» Exercise task: Only a number is wanted: the count of lines in this listing that contain "chart".

» Provided entries:
+ + +
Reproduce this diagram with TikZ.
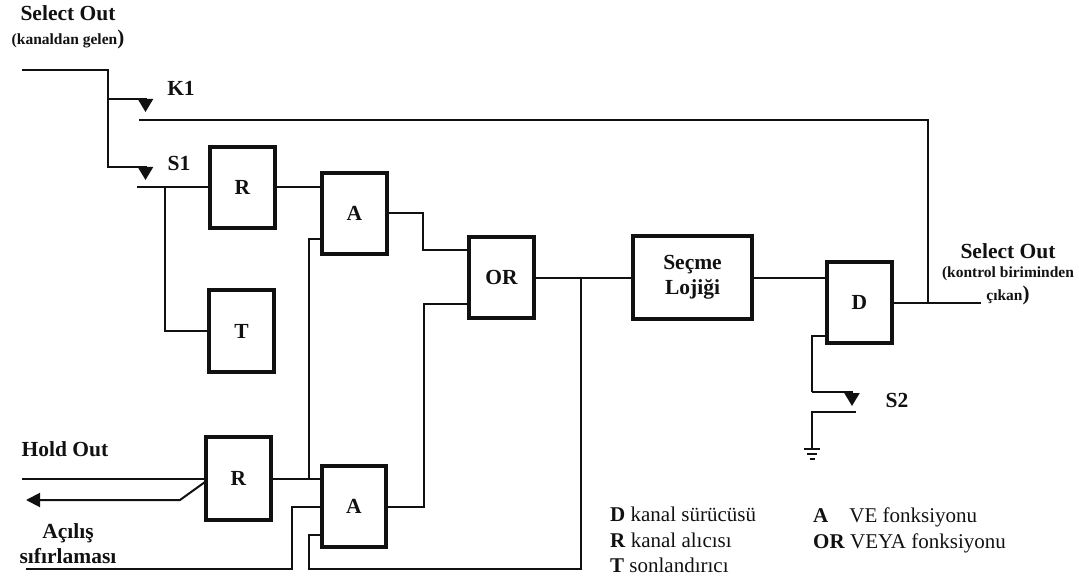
+ + +
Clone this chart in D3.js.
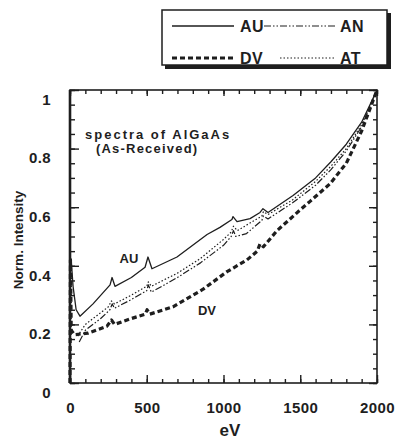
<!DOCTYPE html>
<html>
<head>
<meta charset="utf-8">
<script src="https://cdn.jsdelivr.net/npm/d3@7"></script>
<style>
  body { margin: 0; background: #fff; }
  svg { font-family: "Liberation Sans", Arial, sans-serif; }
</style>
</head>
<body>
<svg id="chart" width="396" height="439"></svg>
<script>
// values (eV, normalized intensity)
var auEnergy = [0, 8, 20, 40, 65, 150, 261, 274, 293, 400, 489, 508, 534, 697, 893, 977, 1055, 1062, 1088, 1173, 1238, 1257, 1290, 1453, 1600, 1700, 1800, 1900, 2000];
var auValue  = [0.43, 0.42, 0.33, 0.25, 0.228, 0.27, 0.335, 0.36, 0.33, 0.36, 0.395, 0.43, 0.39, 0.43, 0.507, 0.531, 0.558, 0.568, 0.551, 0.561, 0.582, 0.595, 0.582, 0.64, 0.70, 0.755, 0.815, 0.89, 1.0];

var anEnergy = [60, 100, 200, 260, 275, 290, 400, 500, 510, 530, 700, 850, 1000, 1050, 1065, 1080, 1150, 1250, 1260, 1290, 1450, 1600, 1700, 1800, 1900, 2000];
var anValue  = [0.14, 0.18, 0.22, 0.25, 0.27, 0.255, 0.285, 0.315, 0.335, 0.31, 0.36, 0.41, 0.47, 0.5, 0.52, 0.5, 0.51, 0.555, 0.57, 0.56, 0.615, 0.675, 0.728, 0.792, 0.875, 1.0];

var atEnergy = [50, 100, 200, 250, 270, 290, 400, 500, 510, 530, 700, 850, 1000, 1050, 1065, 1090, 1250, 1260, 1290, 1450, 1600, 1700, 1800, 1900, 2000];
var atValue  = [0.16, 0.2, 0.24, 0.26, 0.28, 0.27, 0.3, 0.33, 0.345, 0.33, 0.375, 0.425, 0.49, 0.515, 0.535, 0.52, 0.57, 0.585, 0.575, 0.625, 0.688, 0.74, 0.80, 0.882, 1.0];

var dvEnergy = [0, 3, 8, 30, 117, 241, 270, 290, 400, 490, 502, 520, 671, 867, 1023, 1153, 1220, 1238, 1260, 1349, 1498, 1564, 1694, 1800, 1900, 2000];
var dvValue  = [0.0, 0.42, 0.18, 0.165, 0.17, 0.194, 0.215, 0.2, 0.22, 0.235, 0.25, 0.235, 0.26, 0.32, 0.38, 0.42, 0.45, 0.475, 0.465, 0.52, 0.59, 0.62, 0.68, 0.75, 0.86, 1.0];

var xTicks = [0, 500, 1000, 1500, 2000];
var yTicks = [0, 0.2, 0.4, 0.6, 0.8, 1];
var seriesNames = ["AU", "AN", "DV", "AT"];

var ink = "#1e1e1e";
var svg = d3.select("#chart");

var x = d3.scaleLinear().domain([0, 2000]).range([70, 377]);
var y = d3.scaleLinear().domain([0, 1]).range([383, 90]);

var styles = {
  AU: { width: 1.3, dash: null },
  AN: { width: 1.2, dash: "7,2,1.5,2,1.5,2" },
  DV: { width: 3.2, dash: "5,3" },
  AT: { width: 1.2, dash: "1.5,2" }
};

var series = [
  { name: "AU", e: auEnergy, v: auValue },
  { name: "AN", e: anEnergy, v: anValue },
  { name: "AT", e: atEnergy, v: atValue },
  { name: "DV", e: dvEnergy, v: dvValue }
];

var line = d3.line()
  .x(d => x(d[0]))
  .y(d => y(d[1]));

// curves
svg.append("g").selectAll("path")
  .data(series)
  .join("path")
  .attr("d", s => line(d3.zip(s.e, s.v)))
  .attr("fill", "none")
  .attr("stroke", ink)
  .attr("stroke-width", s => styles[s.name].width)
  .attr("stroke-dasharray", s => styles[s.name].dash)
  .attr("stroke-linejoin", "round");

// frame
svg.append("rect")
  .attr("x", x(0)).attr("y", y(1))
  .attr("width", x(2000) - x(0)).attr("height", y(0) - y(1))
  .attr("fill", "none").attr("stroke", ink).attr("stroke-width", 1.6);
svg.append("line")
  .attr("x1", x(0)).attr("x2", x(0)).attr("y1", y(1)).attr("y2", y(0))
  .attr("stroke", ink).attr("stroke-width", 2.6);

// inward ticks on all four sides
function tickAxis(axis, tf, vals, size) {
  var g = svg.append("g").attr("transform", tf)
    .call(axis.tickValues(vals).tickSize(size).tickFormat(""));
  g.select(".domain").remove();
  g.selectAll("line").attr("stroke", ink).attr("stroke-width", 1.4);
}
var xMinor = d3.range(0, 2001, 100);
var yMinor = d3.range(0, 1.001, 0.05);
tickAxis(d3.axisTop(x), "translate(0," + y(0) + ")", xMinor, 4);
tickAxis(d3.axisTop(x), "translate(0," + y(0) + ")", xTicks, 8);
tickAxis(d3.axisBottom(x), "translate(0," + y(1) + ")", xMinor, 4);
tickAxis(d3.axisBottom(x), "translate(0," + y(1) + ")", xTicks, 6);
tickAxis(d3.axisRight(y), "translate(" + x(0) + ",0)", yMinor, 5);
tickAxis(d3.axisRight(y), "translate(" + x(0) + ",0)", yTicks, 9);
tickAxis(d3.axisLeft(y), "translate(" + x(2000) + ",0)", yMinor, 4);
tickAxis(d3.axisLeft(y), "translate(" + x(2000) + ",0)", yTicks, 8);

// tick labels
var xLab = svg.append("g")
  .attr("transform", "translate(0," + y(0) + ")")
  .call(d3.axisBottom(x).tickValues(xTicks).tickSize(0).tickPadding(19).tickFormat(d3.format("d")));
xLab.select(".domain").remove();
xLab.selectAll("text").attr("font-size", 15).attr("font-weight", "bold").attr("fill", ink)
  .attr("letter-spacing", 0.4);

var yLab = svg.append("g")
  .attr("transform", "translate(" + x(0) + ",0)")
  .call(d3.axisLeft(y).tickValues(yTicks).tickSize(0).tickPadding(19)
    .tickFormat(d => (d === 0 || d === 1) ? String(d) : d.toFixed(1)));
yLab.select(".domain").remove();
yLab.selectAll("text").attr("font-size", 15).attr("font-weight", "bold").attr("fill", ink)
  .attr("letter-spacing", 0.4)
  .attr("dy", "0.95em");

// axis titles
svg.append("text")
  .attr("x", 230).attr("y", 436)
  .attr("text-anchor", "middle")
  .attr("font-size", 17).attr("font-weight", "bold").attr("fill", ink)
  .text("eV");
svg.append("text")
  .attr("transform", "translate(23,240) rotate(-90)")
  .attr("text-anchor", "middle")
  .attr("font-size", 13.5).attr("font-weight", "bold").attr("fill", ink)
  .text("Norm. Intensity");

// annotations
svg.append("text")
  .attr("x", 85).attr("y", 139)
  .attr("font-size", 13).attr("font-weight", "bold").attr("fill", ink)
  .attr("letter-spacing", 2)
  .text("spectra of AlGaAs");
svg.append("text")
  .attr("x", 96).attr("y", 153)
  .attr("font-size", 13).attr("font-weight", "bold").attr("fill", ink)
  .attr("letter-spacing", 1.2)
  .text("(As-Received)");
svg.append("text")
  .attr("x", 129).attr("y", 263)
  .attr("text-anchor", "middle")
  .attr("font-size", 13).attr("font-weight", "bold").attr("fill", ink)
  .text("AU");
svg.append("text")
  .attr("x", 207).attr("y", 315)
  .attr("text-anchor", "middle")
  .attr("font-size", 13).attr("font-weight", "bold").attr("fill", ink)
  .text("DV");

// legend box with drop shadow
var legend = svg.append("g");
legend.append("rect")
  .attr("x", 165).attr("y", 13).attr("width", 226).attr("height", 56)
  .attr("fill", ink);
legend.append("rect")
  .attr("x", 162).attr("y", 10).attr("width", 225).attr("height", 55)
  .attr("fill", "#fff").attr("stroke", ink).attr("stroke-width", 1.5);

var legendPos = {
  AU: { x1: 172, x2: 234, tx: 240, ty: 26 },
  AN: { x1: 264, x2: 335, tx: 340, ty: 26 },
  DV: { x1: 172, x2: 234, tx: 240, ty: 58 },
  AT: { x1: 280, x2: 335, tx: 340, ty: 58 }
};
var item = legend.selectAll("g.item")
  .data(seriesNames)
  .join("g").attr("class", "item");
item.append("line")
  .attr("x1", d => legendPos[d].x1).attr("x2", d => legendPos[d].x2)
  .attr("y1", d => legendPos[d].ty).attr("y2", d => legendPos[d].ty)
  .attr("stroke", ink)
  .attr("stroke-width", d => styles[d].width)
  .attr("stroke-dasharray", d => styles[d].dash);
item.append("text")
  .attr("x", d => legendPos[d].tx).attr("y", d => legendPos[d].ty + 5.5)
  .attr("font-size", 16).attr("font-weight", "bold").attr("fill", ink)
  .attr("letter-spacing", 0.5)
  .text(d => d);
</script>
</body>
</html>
+ + +
» Result: 3